One number shouldn’t decide number one


Valedictorian is one of the highest titles one can achieve in their high school career. Defined as a student with the highest academic achievements of the class, this student delivers the valedictory at a graduation ceremony, the goodbye. It is awarded to the one who represents the academic best of the entire graduating class, a high honor. But at Piedmont, this esteemed award is based entirely on Grade Point Average (GPA), a single number that supposedly represents all of one’s academic achievement. 

GPA is not enough to determine the academic quality of a student, not only because there is more to school and learning than just grades, but also because of how the number is computed. At our school, an A in a regular class is a 4, and an A in a weighted (honors or AP) class counts as a 5. Then the numbers from all classes are averaged to determine your semester GPA. At the end of high school, with 8 semesters under your belt, all 8 GPAs are averaged to create a single number that, in the selection process for valedictorians, represents the entirety of your academic achievement.

This is not a complete picture of a student’s academic profile. For example, Student A takes five weighted classes, two free periods, and they earn all As, so their GPA would be a 5.0. Student B takes those same five weighted classes plus two unweighted classes, gets straight As, and their GPA would come out to be a 4.71. Student B has taken on more work than Student A, but by looking at the numbers, Student A appears to have achieved more. 

A single number is an inaccurate and incomplete representation of an academic profile, so while the GPA may be a part of the process, there ought to be more added to the mix. Test scores like the SAT and ACT, subject tests, and AP tests should be considered, but we should also take into consideration more than just numbers. What about winning a spelling bee, or a science fair? Or taking on leadership roles in academic groups, like debate or mock trial? How about students who spend their summers in academic programs, or taking summer classes? And to take it even further, what about the kid who always raises their hand in class, who always contributes to the growth of the conversation?

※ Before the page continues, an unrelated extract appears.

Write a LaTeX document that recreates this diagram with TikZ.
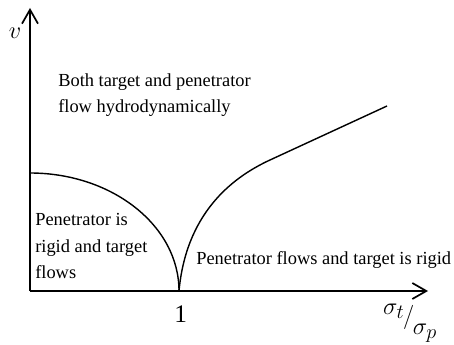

Of course, at one point, it becomes much harder to measure academic achievement. Basing valedictorian on a single number simplifies the process into a small calculation, while adding on other unquantifiable things would make it a much more complex system. Limiting it to numbers also keeps it objective, so no favoritism can weigh the decision. However, it is invalid to say that one student achieved higher than their peers without taking into account all other accomplishments. If it’s too difficult to calculate the valedictorian, they could be nominated or chosen based on their entire academic profile.

Academic achievement is not defined solely by grades. The way GPA is calculated can be manipulated to give inaccurate impressions about how hard students are working and how academically successful they are. In addition, what students do on their own time academically deserves recognition. The valedictorian, who represents the highest quality of academic success at our school, is honored with the speech at graduation. It is not only an honor to win this remarkable title; it is the honor to say goodbye to high school on behalf of the entire graduating class. That’s worth more than a single number.